_CHALLENGE:_ Reproduce exactly, with no pictures, each line from the opening of the material down through the line containing "(map) at (258,85)".

◇ ◇ ◇ ◇ ◇ ◇ ◇

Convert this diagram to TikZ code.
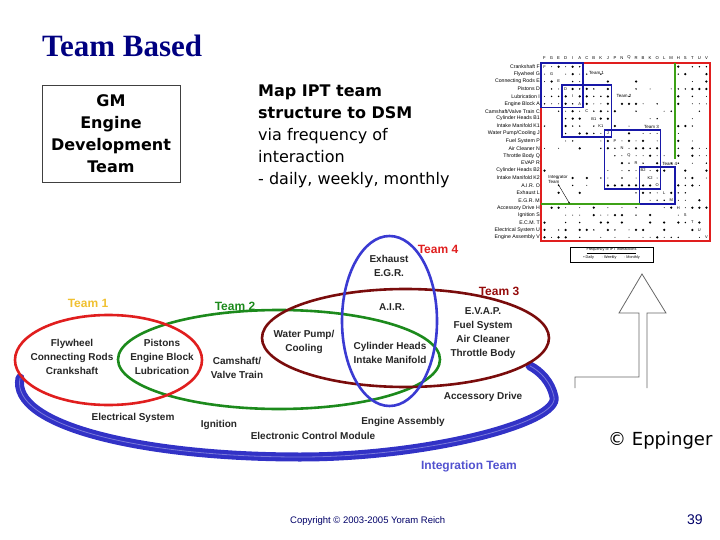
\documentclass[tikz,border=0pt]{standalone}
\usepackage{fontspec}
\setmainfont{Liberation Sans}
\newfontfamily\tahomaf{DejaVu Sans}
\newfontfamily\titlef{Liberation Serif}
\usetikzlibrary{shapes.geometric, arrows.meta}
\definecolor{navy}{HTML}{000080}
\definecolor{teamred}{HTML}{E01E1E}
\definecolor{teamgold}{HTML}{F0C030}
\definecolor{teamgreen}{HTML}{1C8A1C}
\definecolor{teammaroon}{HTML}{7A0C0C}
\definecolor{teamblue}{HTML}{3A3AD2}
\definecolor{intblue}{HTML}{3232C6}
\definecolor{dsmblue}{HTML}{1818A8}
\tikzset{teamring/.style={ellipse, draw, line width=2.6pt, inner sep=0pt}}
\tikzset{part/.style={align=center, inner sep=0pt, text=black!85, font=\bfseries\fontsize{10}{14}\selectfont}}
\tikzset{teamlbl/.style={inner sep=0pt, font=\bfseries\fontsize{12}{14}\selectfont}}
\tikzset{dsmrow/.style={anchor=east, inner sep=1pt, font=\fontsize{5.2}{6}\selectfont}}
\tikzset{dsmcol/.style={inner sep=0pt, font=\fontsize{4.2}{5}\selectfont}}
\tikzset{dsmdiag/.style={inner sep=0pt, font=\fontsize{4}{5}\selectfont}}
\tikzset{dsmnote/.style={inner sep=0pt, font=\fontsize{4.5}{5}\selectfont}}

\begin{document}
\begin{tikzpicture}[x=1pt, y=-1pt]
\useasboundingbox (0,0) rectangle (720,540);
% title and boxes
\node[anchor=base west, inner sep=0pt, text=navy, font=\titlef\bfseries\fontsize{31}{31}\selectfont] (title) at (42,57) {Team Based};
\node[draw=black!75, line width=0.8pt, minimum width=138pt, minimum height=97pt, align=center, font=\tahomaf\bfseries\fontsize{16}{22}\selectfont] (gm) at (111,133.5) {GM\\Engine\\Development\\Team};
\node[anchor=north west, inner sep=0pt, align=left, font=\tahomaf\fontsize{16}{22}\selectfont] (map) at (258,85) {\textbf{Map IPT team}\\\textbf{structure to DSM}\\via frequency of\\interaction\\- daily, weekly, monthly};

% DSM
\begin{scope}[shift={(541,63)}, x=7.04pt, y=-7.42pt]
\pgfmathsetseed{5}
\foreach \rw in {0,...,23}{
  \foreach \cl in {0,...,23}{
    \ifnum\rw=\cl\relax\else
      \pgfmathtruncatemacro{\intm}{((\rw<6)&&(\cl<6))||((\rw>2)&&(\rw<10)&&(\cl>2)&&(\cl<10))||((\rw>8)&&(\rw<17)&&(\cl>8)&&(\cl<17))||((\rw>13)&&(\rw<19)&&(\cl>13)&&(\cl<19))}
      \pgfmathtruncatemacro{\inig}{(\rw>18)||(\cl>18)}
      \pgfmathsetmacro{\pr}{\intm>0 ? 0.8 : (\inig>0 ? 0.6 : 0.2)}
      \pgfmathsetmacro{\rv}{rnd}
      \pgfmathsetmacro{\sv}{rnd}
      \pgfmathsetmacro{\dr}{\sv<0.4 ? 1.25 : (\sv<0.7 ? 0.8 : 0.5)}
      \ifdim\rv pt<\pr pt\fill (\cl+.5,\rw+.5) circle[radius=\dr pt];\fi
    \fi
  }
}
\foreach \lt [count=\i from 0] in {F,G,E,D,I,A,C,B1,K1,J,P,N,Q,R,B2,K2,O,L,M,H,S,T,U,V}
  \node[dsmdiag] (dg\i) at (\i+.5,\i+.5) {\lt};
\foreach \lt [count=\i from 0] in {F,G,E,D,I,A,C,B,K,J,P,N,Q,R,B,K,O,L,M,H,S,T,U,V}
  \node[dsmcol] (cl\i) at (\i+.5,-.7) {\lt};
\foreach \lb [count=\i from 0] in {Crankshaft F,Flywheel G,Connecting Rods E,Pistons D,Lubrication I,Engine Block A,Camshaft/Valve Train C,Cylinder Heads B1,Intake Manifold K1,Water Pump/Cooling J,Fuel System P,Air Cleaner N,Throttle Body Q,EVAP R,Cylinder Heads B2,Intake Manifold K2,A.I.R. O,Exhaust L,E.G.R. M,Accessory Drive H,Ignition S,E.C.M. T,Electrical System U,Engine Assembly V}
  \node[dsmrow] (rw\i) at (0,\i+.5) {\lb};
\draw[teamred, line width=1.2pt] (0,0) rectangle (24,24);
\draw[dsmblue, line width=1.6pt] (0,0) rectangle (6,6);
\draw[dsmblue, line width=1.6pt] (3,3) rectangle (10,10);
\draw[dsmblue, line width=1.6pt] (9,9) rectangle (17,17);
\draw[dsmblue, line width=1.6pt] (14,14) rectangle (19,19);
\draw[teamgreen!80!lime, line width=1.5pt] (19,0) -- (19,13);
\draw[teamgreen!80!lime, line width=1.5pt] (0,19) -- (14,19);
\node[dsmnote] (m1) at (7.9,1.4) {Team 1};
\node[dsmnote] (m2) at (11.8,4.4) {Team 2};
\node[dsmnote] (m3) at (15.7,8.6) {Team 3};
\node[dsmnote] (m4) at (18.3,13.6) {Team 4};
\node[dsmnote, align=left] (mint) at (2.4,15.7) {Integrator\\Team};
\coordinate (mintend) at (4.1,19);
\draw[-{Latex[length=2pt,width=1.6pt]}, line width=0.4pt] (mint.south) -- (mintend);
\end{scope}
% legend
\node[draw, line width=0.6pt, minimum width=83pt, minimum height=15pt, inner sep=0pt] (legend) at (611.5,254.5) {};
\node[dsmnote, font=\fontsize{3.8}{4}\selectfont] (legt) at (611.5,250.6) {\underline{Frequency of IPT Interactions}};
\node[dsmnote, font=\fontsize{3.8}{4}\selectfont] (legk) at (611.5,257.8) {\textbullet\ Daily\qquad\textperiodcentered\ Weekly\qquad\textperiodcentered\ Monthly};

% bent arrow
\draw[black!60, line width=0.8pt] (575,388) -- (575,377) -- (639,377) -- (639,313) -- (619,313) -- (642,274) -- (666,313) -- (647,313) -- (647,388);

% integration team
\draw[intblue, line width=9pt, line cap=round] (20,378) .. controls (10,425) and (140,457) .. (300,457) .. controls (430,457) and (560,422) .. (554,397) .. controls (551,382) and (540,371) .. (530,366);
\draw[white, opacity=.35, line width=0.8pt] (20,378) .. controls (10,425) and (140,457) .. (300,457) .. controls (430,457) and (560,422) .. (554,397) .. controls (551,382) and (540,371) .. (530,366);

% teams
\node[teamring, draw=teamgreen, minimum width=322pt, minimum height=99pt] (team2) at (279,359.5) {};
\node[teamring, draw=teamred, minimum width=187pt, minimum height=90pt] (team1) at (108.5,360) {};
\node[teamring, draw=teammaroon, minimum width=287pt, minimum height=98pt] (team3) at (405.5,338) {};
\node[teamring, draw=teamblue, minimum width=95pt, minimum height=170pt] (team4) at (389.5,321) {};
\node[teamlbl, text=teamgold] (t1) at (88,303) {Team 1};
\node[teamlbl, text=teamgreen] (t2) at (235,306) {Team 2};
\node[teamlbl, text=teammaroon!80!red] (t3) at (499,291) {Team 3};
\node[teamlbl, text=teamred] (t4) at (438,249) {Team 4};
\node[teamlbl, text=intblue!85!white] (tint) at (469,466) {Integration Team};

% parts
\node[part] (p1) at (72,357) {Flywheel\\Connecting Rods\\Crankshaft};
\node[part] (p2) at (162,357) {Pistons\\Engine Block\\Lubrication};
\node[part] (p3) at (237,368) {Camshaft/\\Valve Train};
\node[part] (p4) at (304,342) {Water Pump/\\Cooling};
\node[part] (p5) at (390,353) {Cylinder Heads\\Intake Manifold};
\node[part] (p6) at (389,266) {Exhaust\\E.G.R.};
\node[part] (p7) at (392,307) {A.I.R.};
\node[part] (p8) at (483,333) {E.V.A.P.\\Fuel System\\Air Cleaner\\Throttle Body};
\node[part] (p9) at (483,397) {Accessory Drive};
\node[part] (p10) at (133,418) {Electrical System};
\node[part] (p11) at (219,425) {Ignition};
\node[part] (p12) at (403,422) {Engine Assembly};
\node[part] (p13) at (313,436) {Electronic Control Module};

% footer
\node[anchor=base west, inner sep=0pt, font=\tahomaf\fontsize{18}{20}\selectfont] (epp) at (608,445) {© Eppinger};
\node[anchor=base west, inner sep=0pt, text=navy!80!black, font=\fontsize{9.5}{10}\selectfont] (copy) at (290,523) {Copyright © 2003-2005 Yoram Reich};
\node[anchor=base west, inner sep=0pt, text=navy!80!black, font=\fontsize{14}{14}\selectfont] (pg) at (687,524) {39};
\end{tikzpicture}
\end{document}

◇ ◇ ◇ ◇ ◇ ◇ ◇

_EXERCISE OUTPUT:_
Convert this diagram to TikZ code.
\documentclass[tikz,border=0pt]{standalone}
\usepackage{fontspec}
\setmainfont{Liberation Sans}
\newfontfamily\tahomaf{DejaVu Sans}
\newfontfamily\titlef{Liberation Serif}
\usetikzlibrary{shapes.geometric, arrows.meta}
\definecolor{navy}{HTML}{000080}
\definecolor{teamred}{HTML}{E01E1E}
\definecolor{teamgold}{HTML}{F0C030}
\definecolor{teamgreen}{HTML}{1C8A1C}
\definecolor{teammaroon}{HTML}{7A0C0C}
\definecolor{teamblue}{HTML}{3A3AD2}
\definecolor{intblue}{HTML}{3232C6}
\definecolor{dsmblue}{HTML}{1818A8}
\tikzset{teamring/.style={ellipse, draw, line width=2.6pt, inner sep=0pt}}
\tikzset{part/.style={align=center, inner sep=0pt, text=black!85, font=\bfseries\fontsize{10}{14}\selectfont}}
\tikzset{teamlbl/.style={inner sep=0pt, font=\bfseries\fontsize{12}{14}\selectfont}}
\tikzset{dsmrow/.style={anchor=east, inner sep=1pt, font=\fontsize{5.2}{6}\selectfont}}
\tikzset{dsmcol/.style={inner sep=0pt, font=\fontsize{4.2}{5}\selectfont}}
\tikzset{dsmdiag/.style={inner sep=0pt, font=\fontsize{4}{5}\selectfont}}
\tikzset{dsmnote/.style={inner sep=0pt, font=\fontsize{4.5}{5}\selectfont}}

\begin{document}
\begin{tikzpicture}[x=1pt, y=-1pt]
\useasboundingbox (0,0) rectangle (720,540);
% title and boxes
\node[anchor=base west, inner sep=0pt, text=navy, font=\titlef\bfseries\fontsize{31}{31}\selectfont] (title) at (42,57) {Team Based};
\node[draw=black!75, line width=0.8pt, minimum width=138pt, minimum height=97pt, align=center, font=\tahomaf\bfseries\fontsize{16}{22}\selectfont] (gm) at (111,133.5) {GM\\Engine\\Development\\Team};
\node[anchor=north west, inner sep=0pt, align=left, font=\tahomaf\fontsize{16}{22}\selectfont] (map) at (258,85) {\textbf{Map IPT team}\\\textbf{structure to DSM}\\via frequency of\\interaction\\- daily, weekly, monthly};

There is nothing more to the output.